Selon les dernières nouvelles, le mi-nistère de l'Agriculture est en train d'étudier et de concevoir un système de classification des différentes qualités de lait cru, afin que les entreprises laitières puissent produire une variété de produits laitiers en fonction de la qualité du lait cru. Le ministère surveille également la mise en œuvre des nouveaux critères de qualité du lait et apportera éventuellement des modifications en fonction des réactions.
Perte de confiance
En dépit des efforts déployés pour secourir l'industrie laitière chinoise, mise à mal par les scandales à répétition, la perte de confiance des consommateurs chinois ne cesse de s'accroître.

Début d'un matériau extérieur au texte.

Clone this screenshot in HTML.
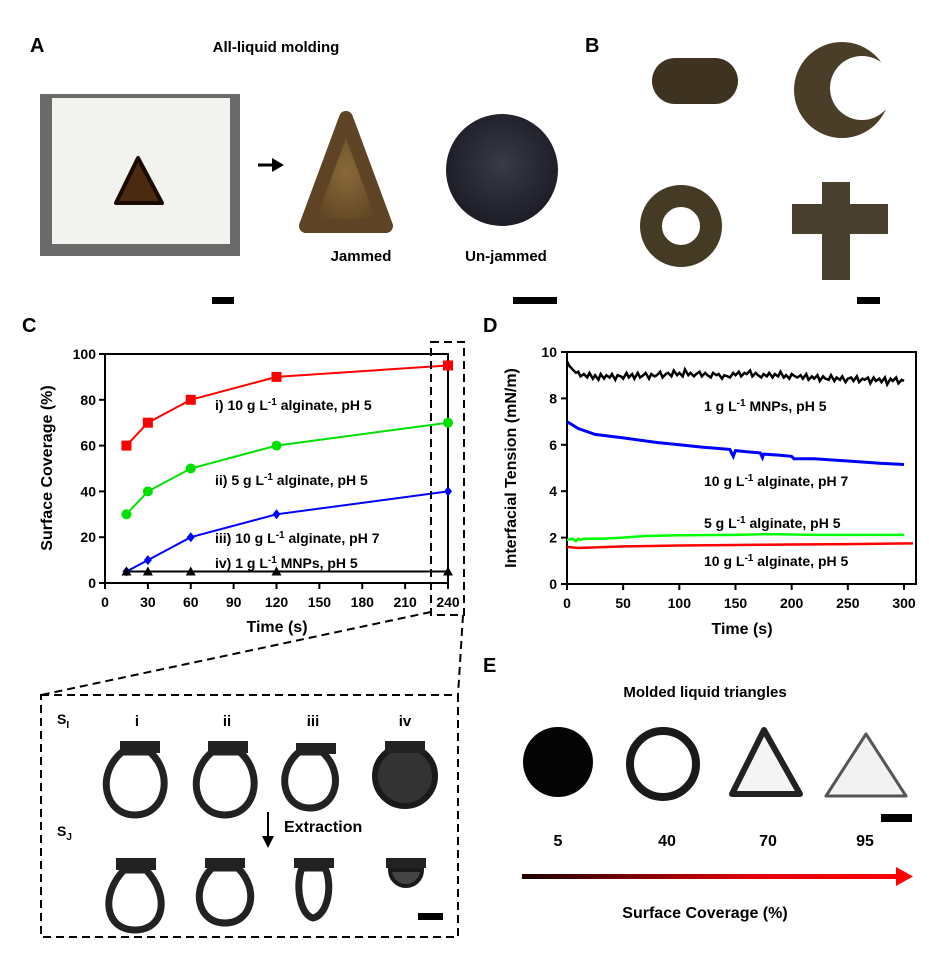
<!DOCTYPE html>
<html><head><meta charset="utf-8">
<style>
body{margin:0;background:#fff;}
svg{display:block;font-family:"Liberation Sans",Arial,sans-serif;font-weight:bold;}
</style></head>
<body>
<svg id="fig" width="929" height="963" viewBox="0 0 929 963">
<defs>
<linearGradient id="gr" x1="0" x2="1"><stop offset="0" stop-color="#1a0000"/><stop offset="0.6" stop-color="#e00000"/><stop offset="1" stop-color="#ff0000"/></linearGradient>
<radialGradient id="brown" cx="0.5" cy="0.5" r="0.6"><stop offset="0" stop-color="#8a6a3a"/><stop offset="1" stop-color="#5a4020"/></radialGradient>
<radialGradient id="dark" cx="0.5" cy="0.45" r="0.6"><stop offset="0" stop-color="#3a3a48"/><stop offset="1" stop-color="#1a1a24"/></radialGradient>
<mask id="crm"><rect x="780" y="30" width="120" height="120" fill="#fff"/><circle cx="862" cy="88" r="32" fill="#000"/></mask>
</defs>
<!-- Panel A -->
<g>
<text x="30" y="52" font-size="20">A</text>
<text x="276" y="52" font-size="15" text-anchor="middle">All-liquid molding</text>
<rect x="40" y="94" width="200" height="162" fill="#6a6a6a"/>
<rect x="52" y="98" width="178" height="146" fill="#f2f2ee"/>
<polygon points="138,158 116,203 162,203" fill="#4a2a10" stroke="#1a0a00" stroke-width="4" stroke-linejoin="round"/>
<line x1="258" y1="165" x2="276" y2="165" stroke="#000" stroke-width="3"/>
<polygon points="284,165 272,158 272,172" fill="#000"/>
<polygon points="346,118 306,226 386,226" fill="url(#brown)" stroke="#5e4424" stroke-width="14" stroke-linejoin="round"/>
<circle cx="502" cy="170" r="56" fill="url(#dark)"/>
<text x="361" y="261" font-size="15" text-anchor="middle">Jammed</text>
<text x="506" y="261" font-size="15" text-anchor="middle">Un-jammed</text>
<rect x="212" y="297" width="22" height="7" fill="#000"/>
<rect x="513" y="297" width="44" height="7" fill="#000"/>
</g>
<!-- Panel B -->
<g>
<text x="585" y="52" font-size="20">B</text>
<rect x="652" y="58" width="86" height="46" rx="23" fill="#3e3220"/>
<circle cx="842" cy="90" r="48" fill="#4a3e28" mask="url(#crm)"/>
<circle cx="681" cy="226" r="30" fill="none" stroke="#453a24" stroke-width="22"/>
<path d="M822,182 h28 v22 h38 v30 h-38 v46 h-28 v-46 h-30 v-30 h30 z" fill="#4a4030"/>
<rect x="857" y="297" width="23" height="7" fill="#000"/>
</g>
<text x="22" y="332" font-size="20">C</text>
<text x="483" y="332" font-size="20">D</text>
<text x="483" y="672" font-size="20">E</text>
<g id="chartC"></g>
<g id="chartD"></g>
<!-- zoom callout -->
<g fill="none" stroke="#000" stroke-width="2" stroke-dasharray="8,5">
<rect x="431" y="342" width="33" height="273"/>
<line x1="431" y1="612" x2="41" y2="695"/>
<line x1="463" y1="615" x2="458" y2="695"/>
<rect x="41" y="695" width="417" height="242"/>
</g>
<g>
<text x="57" y="724" font-size="14">S<tspan font-size="10" dy="4">I</tspan></text>
<text x="57" y="836" font-size="14">S<tspan font-size="10" dy="4">J</tspan></text>
<text x="137" y="726" font-size="15" text-anchor="middle">i</text>
<text x="227" y="726" font-size="15" text-anchor="middle">ii</text>
<text x="313" y="726" font-size="15" text-anchor="middle">iii</text>
<text x="405" y="726" font-size="15" text-anchor="middle">iv</text>
<g fill="#fff" stroke="#222" stroke-width="7">
<path d="M122,752 C95,775 105,815 135,815 C165,815 175,775 150,752 Z"/>
<path d="M212,752 C185,775 195,815 225,815 C255,815 265,775 240,752 Z"/>
<path d="M299,752 C275,772 283,808 310,808 C337,808 345,772 322,752 Z"/>
<path d="M124,870 C100,895 105,930 135,930 C165,930 170,895 146,870 Z"/>
<path d="M212,868 C190,890 198,923 225,923 C252,923 260,890 238,868 Z"/>
<path d="M302,868 C295,885 300,915 313,918 C328,915 333,885 325,868 Z"/>
</g>
<circle cx="405" cy="776" r="30" fill="#333" stroke="#1a1a1a" stroke-width="6"/>
<path d="M390,870 A16,16 0 0 0 422,870 Z" fill="#444" stroke="#1a1a1a" stroke-width="4"/>
<g fill="#222">
<rect x="120" y="741" width="40" height="12"/><rect x="208" y="741" width="40" height="12"/><rect x="296" y="743" width="40" height="11"/><rect x="385" y="741" width="40" height="12"/>
<rect x="116" y="858" width="40" height="12"/><rect x="205" y="858" width="40" height="10"/><rect x="294" y="858" width="40" height="10"/><rect x="386" y="858" width="40" height="10"/>
</g>
<line x1="268" y1="812" x2="268" y2="838" stroke="#000" stroke-width="2"/>
<polygon points="262,836 274,836 268,848" fill="#000"/>
<text x="284" y="832" font-size="16">Extraction</text>
<rect x="418" y="913" width="25" height="7" fill="#000"/>
</g>
<!-- Panel E -->
<g>
<text x="705" y="697" font-size="15" text-anchor="middle">Molded liquid triangles</text>
<circle cx="558" cy="762" r="35" fill="#050505"/>
<circle cx="663" cy="764" r="33" fill="none" stroke="#1a1a1a" stroke-width="8"/>
<polygon points="764,730 732,794 800,794" fill="#f4f4f4" stroke="#222" stroke-width="6" stroke-linejoin="round"/>
<polygon points="866,734 826,796 906,796" fill="#f2f2f2" stroke="#555" stroke-width="3" stroke-linejoin="round"/>
<rect x="881" y="814" width="31" height="8" fill="#000"/>
<text x="558" y="846" font-size="16" text-anchor="middle">5</text>
<text x="667" y="846" font-size="16" text-anchor="middle">40</text>
<text x="768" y="846" font-size="16" text-anchor="middle">70</text>
<text x="865" y="846" font-size="16" text-anchor="middle">95</text>
<rect x="522" y="874" width="376" height="5" fill="url(#gr)"/>
<polygon points="896,867 913,876.5 896,886" fill="#ff0000"/>
<text x="705" y="918" font-size="16" text-anchor="middle">Surface Coverage (%)</text>
</g>
</svg>
<script>
// ---- Chart C data ----
const cTimes = [15, 30, 60, 120, 240];
const cSeriesI = [60, 70, 80, 90, 95];
const cSeriesII = [30, 40, 50, 60, 70];
const cSeriesIII = [5, 10, 20, 30, 40];
const cSeriesIV = [5, 5, 5, 5, 5];
const cXTicks = [0, 30, 60, 90, 120, 150, 180, 210, 240];
const cYTicks = [0, 20, 40, 60, 80, 100];
// ---- Chart D data ----
const dBlackT = [0,2,4,6,8,10,12,15,18,20,23,25,28,30,33,35,38,40,43,45,48,50,53,55,58,60,63,65,68,70,73,75,78,80,83,85,88,90,93,95,98,100,103,105,108,110,113,115,118,120,123,125,128,130,133,135,138,140,143,145,148,150,153,155,158,160,163,165,168,170,173,175,178,180,183,185,188,190,193,195,198,200,203,205,208,210,213,215,218,220,223,225,228,230,233,235,238,240,243,245,248,250,253,255,258,260,263,265,268,270,273,275,278,280,283,285,288,290,293,295,298,300];
const dBlackV = [9.6,9.4,9.3,9.2,9.1,9.15,8.95,9.05,8.9,9.1,8.85,9.0,8.8,9.05,8.85,9.0,8.9,9.05,8.8,9.0,8.95,8.85,9.1,8.9,9.05,8.85,9.1,8.9,9.0,9.1,8.85,9.05,8.95,9.0,9.15,8.9,9.05,9.1,8.95,9.2,9.0,9.1,8.95,9.25,9.0,9.1,8.95,9.05,9.15,8.95,9.1,9.0,8.9,9.1,9.0,9.05,8.85,9.0,8.95,8.9,9.1,9.0,9.15,8.95,9.1,9.05,9.2,8.95,9.1,9.0,8.9,9.05,8.95,9.1,8.9,9.05,8.95,9.15,8.9,9.0,8.85,9.05,8.95,8.9,9.0,8.85,9.05,8.8,8.95,8.85,9.0,8.75,8.95,8.85,8.8,9.0,8.75,8.9,8.8,8.95,8.7,8.85,8.9,8.75,8.95,8.7,8.85,8.8,8.9,8.65,8.9,8.75,8.85,8.7,8.9,8.6,8.85,8.75,8.9,8.65,8.8,8.75];
const dBlueT = [0,10,25,50,80,100,120,145,148,150,160,172,174,175,190,200,202,220,250,280,300];
const dBlueV = [7.0,6.7,6.45,6.3,6.1,6.0,5.9,5.8,5.5,5.75,5.7,5.65,5.45,5.6,5.55,5.5,5.4,5.4,5.3,5.2,5.15];
const dGreenT = [0,5,8,10,12,15,30,50,70,100,150,180,220,260,300];
const dGreenV = [1.9,1.95,1.85,1.95,1.9,1.95,1.95,2.0,2.07,2.1,2.12,2.15,2.12,2.12,2.12];
const dRedT = [0,10,50,100,150,200,250,308];
const dRedV = [1.6,1.55,1.62,1.66,1.68,1.7,1.72,1.75];
const dXTicks = [0, 50, 100, 150, 200, 250, 300];
const dYTicks = [0, 2, 4, 6, 8, 10];

const NS = 'http://www.w3.org/2000/svg';
function mk(parent, tag, attrs, text) {
  const e = document.createElementNS(NS, tag);
  for (const k in attrs) e.setAttribute(k, attrs[k]);
  if (text !== undefined) e.textContent = text;
  parent.appendChild(e);
  return e;
}
// ---------- Chart C ----------
const gC = document.getElementById('chartC');
const cx = v => 105 + (v / 240) * 343;
const cy = v => 583 - (v / 100) * 229;
let e;
e = mk(gC, 'path', {d: `M105,354 V583 H448 V354 Z`, fill: 'none', stroke: '#000', 'stroke-width': 2});


cXTicks.forEach(t => {
  mk(gC, 'line', {x1: cx(t), y1: 583, x2: cx(t), y2: 589, stroke: '#000', 'stroke-width': 2});
  e = mk(gC, 'text', {x: cx(t), y: 607, 'font-size': 14, 'text-anchor': 'middle'}, t);
  
  
});
cYTicks.forEach(t => {
  mk(gC, 'line', {x1: 99, y1: cy(t), x2: 105, y2: cy(t), stroke: '#000', 'stroke-width': 2});
  e = mk(gC, 'text', {x: 96, y: cy(t) + 5, 'font-size': 14, 'text-anchor': 'end'}, t);
  
  
});
e = mk(gC, 'text', {x: 277, y: 632, 'font-size': 16, 'text-anchor': 'middle'}, 'Time (s)');


e = mk(gC, 'text', {x: 0, y: 0, 'font-size': 16, 'text-anchor': 'middle', transform: 'translate(52,468) rotate(-90)'}, 'Surface Coverage (%)');


function seriesC(vals, color, shape, name) {
  const pts = cTimes.map((t, i) => [cx(t), cy(vals[i])]);
  e = mk(gC, 'polyline', {points: pts.map(p => p.join(',')).join(' '), fill: 'none', stroke: color, 'stroke-width': 2});
  
  
  pts.forEach(p => {
    if (shape === 'sq') e = mk(gC, 'rect', {x: p[0] - 5, y: p[1] - 5, width: 10, height: 10, fill: color});
    else if (shape === 'ci') e = mk(gC, 'circle', {cx: p[0], cy: p[1], r: 5, fill: color});
    else if (shape === 'di') e = mk(gC, 'polygon', {points: `${p[0]},${p[1]-5} ${p[0]+4},${p[1]} ${p[0]},${p[1]+5} ${p[0]-4},${p[1]}`, fill: color});
    else e = mk(gC, 'polygon', {points: `${p[0]},${p[1]-5} ${p[0]+5},${p[1]+4} ${p[0]-5},${p[1]+4}`, fill: color});
    
    
  });
}
seriesC(cSeriesI, '#ff0000', 'sq', 'series-i');
seriesC(cSeriesII, '#00e000', 'ci', 'series-ii');
seriesC(cSeriesIII, '#0000ff', 'di', 'series-iii');
seriesC(cSeriesIV, '#000000', 'tr', 'series-iv');
function supLabel(g, x, y, pre, post, name) {
  const t = mk(g, 'text', {x: x, y: y, 'font-size': 14});
  t.appendChild(document.createTextNode(pre));
  mk(t, 'tspan', {dy: -5, 'font-size': 10}, '-1');
  mk(t, 'tspan', {dy: 5}, post);
  
  
}
supLabel(gC, 215, 410, 'i) 10 g L', ' alginate, pH 5', 'label-series-i');
supLabel(gC, 215, 485, 'ii) 5 g L', ' alginate, pH 5', 'label-series-ii');
supLabel(gC, 215, 543, 'iii) 10 g L', ' alginate, pH 7', 'label-series-iii');
supLabel(gC, 215, 568, 'iv) 1 g L', ' MNPs, pH 5', 'label-series-iv');
// ---------- Chart D ----------
const gD = document.getElementById('chartD');
const dx = v => 567 + (v / 300) * 337;
const dy = v => 584 - (v / 10) * 232;
e = mk(gD, 'path', {d: `M567,352 V584 H916 V352 Z`, fill: 'none', stroke: '#000', 'stroke-width': 2});


dXTicks.forEach(t => {
  mk(gD, 'line', {x1: dx(t), y1: 584, x2: dx(t), y2: 590, stroke: '#000', 'stroke-width': 2});
  e = mk(gD, 'text', {x: dx(t), y: 608, 'font-size': 14, 'text-anchor': 'middle'}, t);
  
  
});
dYTicks.forEach(t => {
  mk(gD, 'line', {x1: 561, y1: dy(t), x2: 567, y2: dy(t), stroke: '#000', 'stroke-width': 2});
  e = mk(gD, 'text', {x: 557, y: dy(t) + 5, 'font-size': 14, 'text-anchor': 'end'}, t);
  
  
});
e = mk(gD, 'text', {x: 742, y: 634, 'font-size': 16, 'text-anchor': 'middle'}, 'Time (s)');


e = mk(gD, 'text', {x: 0, y: 0, 'font-size': 16, 'text-anchor': 'middle', transform: 'translate(516,468) rotate(-90)'}, 'Interfacial Tension (mN/m)');


function lineD(ts, vs, color, w, name) {
  e = mk(gD, 'polyline', {points: ts.map((t, i) => dx(t) + ',' + dy(vs[i])).join(' '), fill: 'none', stroke: color, 'stroke-width': w});
  
  
}
lineD(dBlackT, dBlackV, '#000', 2.5, 'mnp-ph5-line');
lineD(dBlueT, dBlueV, '#0000ff', 3, 'alginate10-ph7-line');
lineD(dGreenT, dGreenV, '#00ff00', 2.5, 'alginate5-ph5-line');
lineD(dRedT, dRedV, '#ff0000', 2.5, 'alginate10-ph5-line');
supLabel(gD, 704, 411, '1 g L', ' MNPs, pH 5', 'label-mnp-ph5');
supLabel(gD, 704, 486, '10 g L', ' alginate, pH 7', 'label-alginate10-ph7');
supLabel(gD, 704, 528, '5 g L', ' alginate, pH 5', 'label-alginate5-ph5');
supLabel(gD, 704, 566, '10 g L', ' alginate, pH 5', 'label-alginate10-ph5');
</script>
</body></html>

Selon un sondage conduit par CCTV en début d'année, environ 70 % des personnes interrogées se sont tournées vers le lait en poudre importé en 2010, en raison de leur manque de confiance dans les marques domestiques.
Une comparaison des chiffres publiés par deux organisations illustre cette tendance. Les statistiques du site Internet officiel de l'Administration générale des douanes montrent que bien que le prix moyen du lait en poudre importé ait augmenté de 42,6 % en 2010, les importations de lait en poudre de la Chine ont connu une augmentation en glissement annuel de 67,8 %, atteignant 414 000 tonnes. D'un autre côté, selon l'Association de l'industrie laitière chinoise, 2010 a vu pour la première fois la production de lait en poudre pour bébé diminuer, avec une baisse de 12 %.